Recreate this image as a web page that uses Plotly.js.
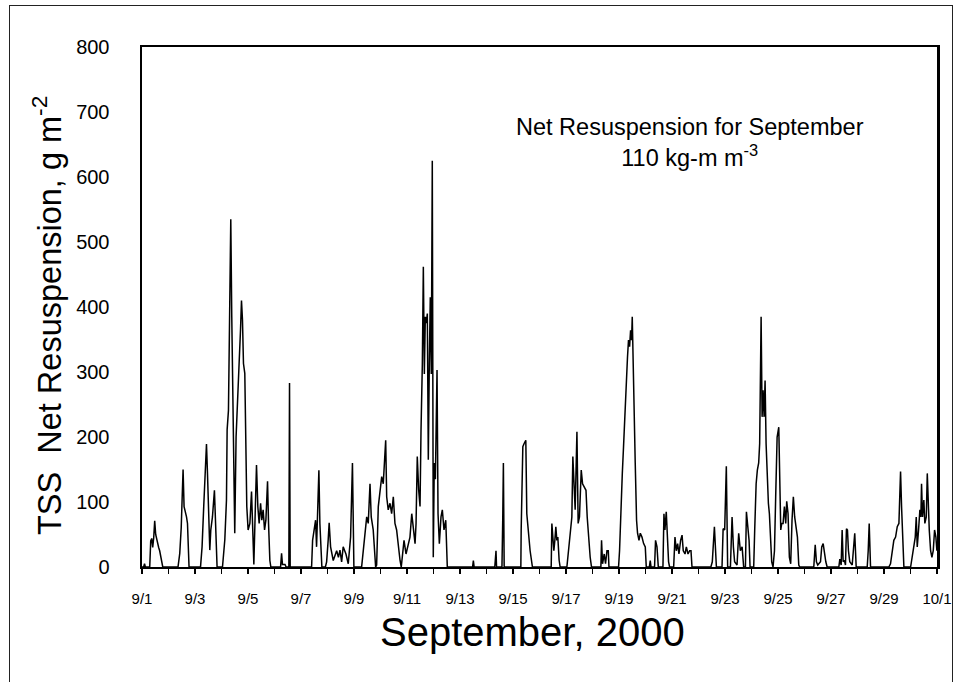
<!DOCTYPE html>
<html>
<head>
<meta charset="utf-8">
<script src="https://cdn.plot.ly/plotly-3.0.1.min.js"></script>
<style>
  html, body { margin: 0; padding: 0; background: #fff; }
  #wrap { position: relative; width: 961px; height: 682px; overflow: hidden; }
  #chart { position: absolute; left: 0; top: 0; width: 961px; height: 682px; }
  #frame { position: absolute; left: 9px; top: 5px; width: 942px; height: 700px;
           border: 1.5px solid #222; pointer-events: none; }
</style>
</head>
<body>
<div id="wrap">
  <div id="chart"></div>
  <div id="frame"></div>
</div>
<script>
// Hours elapsed since 2000-09-01 00:00
const hours = [
  0,1.5,2.3,3.0,
  7.0,7.9,8.8,9.7,10.6,11.5,12.4,13.3,14.2,15.1,16.0,16.9,17.8,18.8,
  32.6,34.2,35.5,36.3,37.2,38.1,39.3,40.3,41.2,41.7,42.6,
  53.0,54.4,55.9,57.5,58.4,59.3,60.5,61.4,62.3,63.8,65.6,66.8,68.0,
  72.9,75.0,76.5,77.1,78.3,79.5,80.4,81.3,82.2,83.1,84.0,85.2,86.5,87.7,89.2,90.1,91.0,91.9,93.1,94.0,94.9,96.1,97.7,
  99.2,100.1,101.3,102.5,103.7,104.9,106.1,107.4,108.5,109.7,111.0,112.2,113.7,114.6,115.8,116.7,
  125.5,126.4,127.2,129.5,130.5,
  133.0,133.6,134.2,
  153.6,154.5,155.7,157.2,158.1,159.3,160.2,161.1,162.0,162.9,
  166.1,167.2,168.6,169.5,170.8,173.2,176.3,177.9,179.3,180.8,182.2,184.7,186.8,188.9,190.6,191.9,
  198.9,200.4,201.9,203.5,204.9,206.5,207.6,209.4,211.6,
  212.5,214.0,215.5,217.1,218.5,219.8,220.7,221.6,223.0,224.6,226.1,227.6,229.1,230.6,232.1,233.7,234.8,
  236.1,237.3,239.1,240.9,242.7,244.3,245.7,247.3,248.2,
  249.3,250.6,251.8,252.7,253.9,254.8,255.7,256.6,257.5,258.4,259.3,260.2,261.1,262.0,262.9,263.8,264.7,265.7,267.2,268.1,269.3,270.8,272.0,273.5,275.1,276.5,
  299.4,300.1,300.8,319.5,320.2,320.6,321.1,326.0,326.7,327.3,328.0,
  343.1,343.4,344.0,344.9,346.1,347.6,348.5,350.0,351.5,353.6,
  370.6,371.2,372.1,373.0,373.9,374.8,375.7,376.6,377.8,378.7,
  384.8,386.3,387.8,389.3,390.2,391.4,392.3,393.9,395.0,396.2,397.8,399.0,400.5,402.1,403.2,404.4,405.9,407.1,
  415.6,416.2,417.1,418.6,419.8,421.1,422.3,422.9,
  431.6,432.5,433.8,435.0,436.1,437.4,438.6,439.7,440.6,441.6,442.5,443.4,444.0,444.9,445.5,446.7,447.9,448.8,450.1,451.3,452.8,454.3,455.8,456.7,
  459.5,460.3,461.0,464.2,465.1,466.4,467.6,471.8,472.7,473.6,474.8,475.7,476.9,477.8,
  481.5,482.7,483.9,485.1,486.3,487.8,489.1,490.2,491.8,493.0,494.5,496.0,497.2,498.1,
  515.2,516.5,518.4,520.2,
  525.3,526.3,527.7,529.2,530.4,532.9,534.4,535.6,536.7,538.9,540.4,541.9,543.5,544.9,
  546.5,547.4,548.5,549.8,550.7,
  554.0,554.9,556.2,557.3,558.5,559.4,560.7,561.6,562.5,563.4,564.3,565.2,566.1,567.3,568.2,569.1,570.3,571.5,
  572.8,573.9,575.2,576.7,577.6,578.5,579.4,
  580.6,581.8,583.0,583.9,585.1,586.3,587.5,588.7,589.9,591.1,592.4,593.6,594.8,595.7,
  608.4,609.7,610.8,612.0,614.5,615.6,616.9,618.1,619.3,620.5,
  631.1,632.0,633.2,634.1,635.0,636.2,637.1,638.0,638.9,639.8,641.0,643.2,645.5,646.8,
  656.8,657.7,658.6,659.8,
  676.4,677.9,679.5,680.9,682.5,684.0,685.5,687.0,687.9,688.8,690.0,
  696.1,697.6,699.1,700.3,701.2,702.1,703.3,704.5,705.4,706.0,706.9,708.1,709.0,710.3,711.2,712.1,713.0,714.2,715.4,716.6,717.8,719.0,719.9
];

// TSS net resuspension, g m^-2
const resuspension = [
  0,0,5,0,
  0,40,44,30,45,71,50,42,35,30,25,15,8,0,
  0,21,60,93,150,93,86,77,67,46,0,
  0,31,93,149,189,144,67,26,57,77,118,57,0,
  0,42,103,211,241,390,535,385,270,118,52,200,270,303,364,410,380,313,298,185,93,57,67,
  116,57,4,82,157,93,67,98,72,88,57,72,132,67,10,0,
  0,21,4,4,0,
  0,283,0,
  0,41,57,72,31,82,149,67,36,0,
  0,8,41,68,31,10,25,15,26,8,31,20,5,46,160,0,
  0,25,46,77,67,128,77,57,0,
  3,93,118,139,128,170,195,108,88,98,82,108,67,57,31,10,0,
  25,41,20,31,46,82,57,36,67,
  170,118,93,211,313,462,297,385,375,390,165,313,415,297,625,15,160,135,303,82,36,77,88,57,72,0,
  0,10,0,0,10,25,0,0,72,160,0,
  0,57,98,185,190,195,82,46,25,0,
  0,67,46,25,41,62,41,46,10,0,
  0,25,46,77,170,118,88,208,67,77,149,128,123,118,77,46,15,0,
  0,41,5,20,5,25,25,0,
  0,25,98,144,185,241,272,323,349,339,364,349,385,303,210,160,72,52,41,52,46,36,31,0,
  0,10,0,0,41,31,0,0,82,57,85,41,8,0,
  0,46,25,36,20,41,49,25,20,31,20,25,25,0,
  0,8,62,0,
  0,59,57,155,0,0,77,31,8,3,52,25,31,0,
  0,85,57,41,0,
  0,57,128,149,160,190,385,231,272,231,287,190,139,98,82,36,8,0,
  25,108,200,215,123,57,67,
  67,93,67,101,82,15,5,72,108,77,62,46,3,0,
  0,34,8,3,8,31,36,20,8,0,
  0,12,3,57,8,10,3,59,57,25,8,3,52,0,
  0,25,67,0,
  0,5,25,41,46,62,67,147,93,57,0,
  0,15,36,46,77,31,57,88,77,128,77,103,67,77,144,82,57,25,15,25,57,46,25
];

const startDate = Date.UTC(2000, 8, 1);
const xDates = hours.map(h => new Date(startDate + h * 3600000).toISOString().slice(0, 19).replace('T', ' '));

const yTickVals = [0, 100, 200, 300, 400, 500, 600, 700, 800];
const noteText = 'Net Resuspension for September<br>110 kg-m m<sup>-3</sup>';
const xTitle = 'September, 2000';
const yTitle = 'TSS\u00a0 Net Resuspension, g m<sup>-2</sup>';

const FONT = 'Arial, "Liberation Sans", sans-serif';

const trace = {
  x: xDates,
  y: resuspension,
  type: 'scatter',
  mode: 'lines',
  line: { color: '#000', width: 1.5 },
  hoverinfo: 'x+y'
};

const layout = {
  width: 961,
  height: 682,
  margin: { l: 142, r: 24, t: 47, b: 115 },
  paper_bgcolor: '#fff',
  plot_bgcolor: '#fff',
  showlegend: false,
  font: { family: FONT, color: '#000' },
  xaxis: {
    type: 'date',
    range: ['2000-09-01 00:00', '2000-10-01 00:00'],
    tick0: '2000-09-01',
    dtick: 2 * 86400000,
    tickformat: '%-m/%-d',
    ticks: 'outside',
    ticklen: 5,
    tickwidth: 1.5,
    tickcolor: '#000',
    minor: { dtick: 86400000, ticks: 'outside', ticklen: 5, tickwidth: 1.5, tickcolor: '#000' },
    ticklabelstandoff: 12,
    tickfont: { size: 15, family: FONT },
    showgrid: false,
    zeroline: false,
    showline: true,
    linecolor: '#000',
    linewidth: 2,
    mirror: true
  },
  yaxis: {
    range: [0, 800],
    tickvals: yTickVals,
    ticks: 'outside',
    ticklen: 26,
    tickcolor: 'rgba(0,0,0,0)',
    tickfont: { size: 20, family: FONT },
    showgrid: false,
    zeroline: false,
    showline: true,
    linecolor: '#000',
    linewidth: 2.5,
    mirror: true
  },
  annotations: [
    {
      xref: 'paper', yref: 'paper',
      x: 0.689, y: 0.817,
      xanchor: 'center', yanchor: 'middle',
      text: noteText,
      showarrow: false,
      align: 'center',
      font: { size: 23.5, family: FONT, color: '#000' }
    },
    {
      xref: 'paper', yref: 'paper',
      x: (532 - 142) / 795, y: -(632 - 567) / 520,
      xanchor: 'center', yanchor: 'middle',
      text: xTitle,
      showarrow: false,
      font: { size: 40, family: FONT, color: '#000' }
    },
    {
      xref: 'paper', yref: 'paper',
      x: (47 - 142) / 795, y: (567 - 316) / 520,
      xanchor: 'center', yanchor: 'middle',
      text: yTitle,
      textangle: -90,
      showarrow: false,
      font: { size: 32.5, family: FONT, color: '#000' }
    }
  ]
};

Plotly.newPlot('chart', [trace], layout, { displayModeBar: false, staticPlot: true });
</script>
</body>
</html>
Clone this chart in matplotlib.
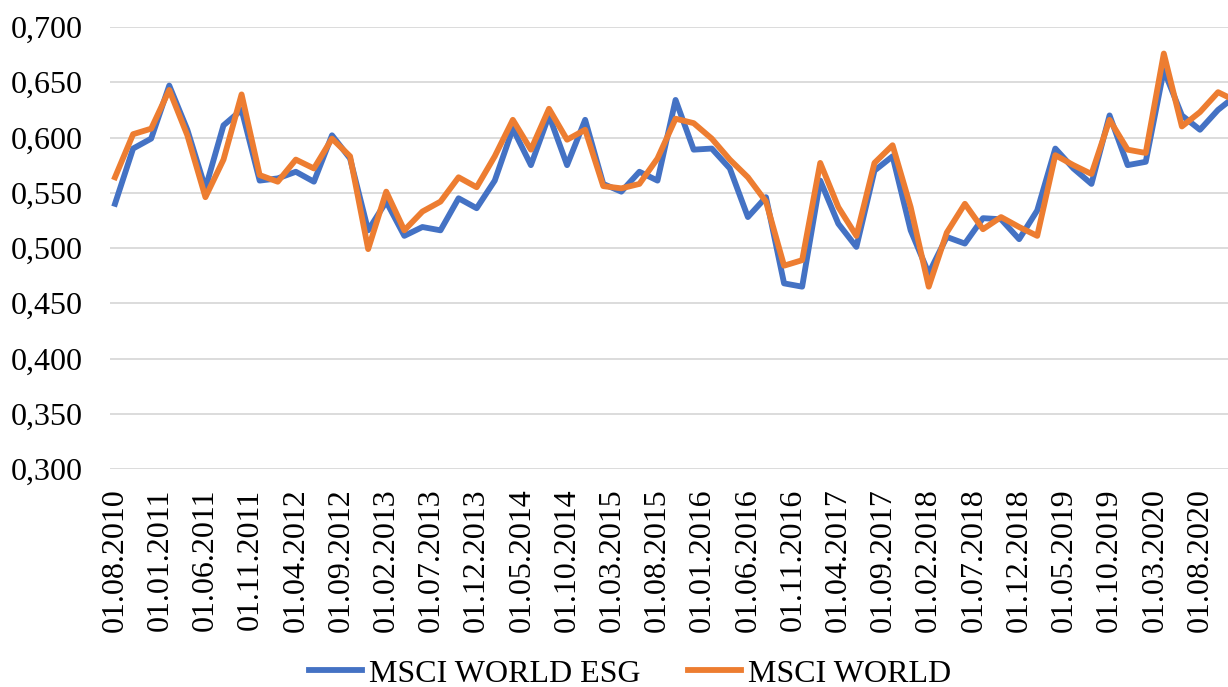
import numpy as np
import matplotlib
matplotlib.use("Agg")
import matplotlib.pyplot as plt

# bimonthly observations, 01.08.2010 .. 01.12.2020
esg_vals = [0.540, 0.590, 0.599, 0.647, 0.607, 0.554, 0.611, 0.625, 0.561,
            0.563, 0.569, 0.560, 0.602, 0.581, 0.516, 0.542, 0.511, 0.519,
            0.516, 0.545, 0.536, 0.561, 0.608, 0.575, 0.620, 0.575, 0.616,
            0.558, 0.551, 0.569, 0.561, 0.634, 0.589, 0.590, 0.572, 0.528,
            0.546, 0.468, 0.465, 0.561, 0.522, 0.501, 0.570, 0.583, 0.516,
            0.477, 0.510, 0.504, 0.527, 0.526, 0.508, 0.534, 0.590, 0.572,
            0.558, 0.620, 0.575, 0.578, 0.661, 0.620, 0.607, 0.625, 0.638]
world_vals = [0.564, 0.603, 0.608, 0.643, 0.602, 0.546, 0.580, 0.639, 0.566,
              0.560, 0.580, 0.572, 0.599, 0.583, 0.499, 0.551, 0.516, 0.533,
              0.542, 0.564, 0.555, 0.583, 0.616, 0.589, 0.626, 0.598, 0.607,
              0.556, 0.554, 0.558, 0.581, 0.617, 0.613, 0.599, 0.580, 0.564,
              0.542, 0.484, 0.489, 0.577, 0.537, 0.511, 0.577, 0.593, 0.537,
              0.465, 0.514, 0.540, 0.517, 0.528, 0.519, 0.511, 0.584, 0.575,
              0.567, 0.616, 0.589, 0.586, 0.676, 0.610, 0.623, 0.641, 0.633]

# axis labels every 5 months
tick_labels = ["01.08.2010", "01.01.2011", "01.06.2011", "01.11.2011",
               "01.04.2012", "01.09.2012", "01.02.2013", "01.07.2013",
               "01.12.2013", "01.05.2014", "01.10.2014", "01.03.2015",
               "01.08.2015", "01.01.2016", "01.06.2016", "01.11.2016",
               "01.04.2017", "01.09.2017", "01.02.2018", "01.07.2018",
               "01.12.2018", "01.05.2019", "01.10.2019", "01.03.2020",
               "01.08.2020"]
y_ticks = [0.30, 0.35, 0.40, 0.45, 0.50, 0.55, 0.60, 0.65, 0.70]

BLUE = "#4472C4"
ORANGE = "#ED7D31"


def main():
    plt.rcParams["font.family"] = ["Liberation Serif", "DejaVu Serif"]
    fig = plt.figure(figsize=(12.28, 6.87), dpi=100)
    ax = fig.add_axes([0.0896, 0.3173, 0.9104, 0.6434])

    months = np.arange(len(esg_vals)) * 2  # months since 01.08.2010
    ax.plot(months, esg_vals, color=BLUE, linewidth=4.2,
            solid_joinstyle="round", label="MSCI WORLD ESG")
    ax.plot(months, world_vals, color=ORANGE, linewidth=4.2,
            solid_joinstyle="round", label="MSCI WORLD")

    ax.set_ylim(0.3, 0.7)
    ax.set_xlim(-0.55, 123.1)
    ax.set_yticks(y_ticks)
    ax.set_yticklabels([("%.3f" % v).replace(".", ",") for v in y_ticks])
    ax.set_xticks(np.arange(len(tick_labels)) * 5)
    ax.set_xticklabels(tick_labels, rotation=90)
    ax.tick_params(axis="y", length=0, pad=20, labelsize=23)
    ax.tick_params(axis="x", length=0, pad=14, labelsize=23)

    ax.grid(axis="y", color="#D9D9D9", linewidth=1.3)
    ax.set_axisbelow(True)
    for sp in ax.spines.values():
        sp.set_visible(False)

    fig.legend(loc="center", bbox_to_anchor=(0.513, 0.019), ncol=2,
               frameon=False, fontsize=23, handlelength=1.66,
               handletextpad=0.2, columnspacing=1.5)

    fig.savefig("out.png", dpi=100)


if __name__ == "__main__":
    main()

▬▬▬▬▬▬

*INSTRUCTIONS FOR THE TASK*: Pull out each line containing the word "this" and copy it.

*TASK RESULT*:
Recreate this image as a web page that uses Plotly.js.
Clone this chart in matplotlib.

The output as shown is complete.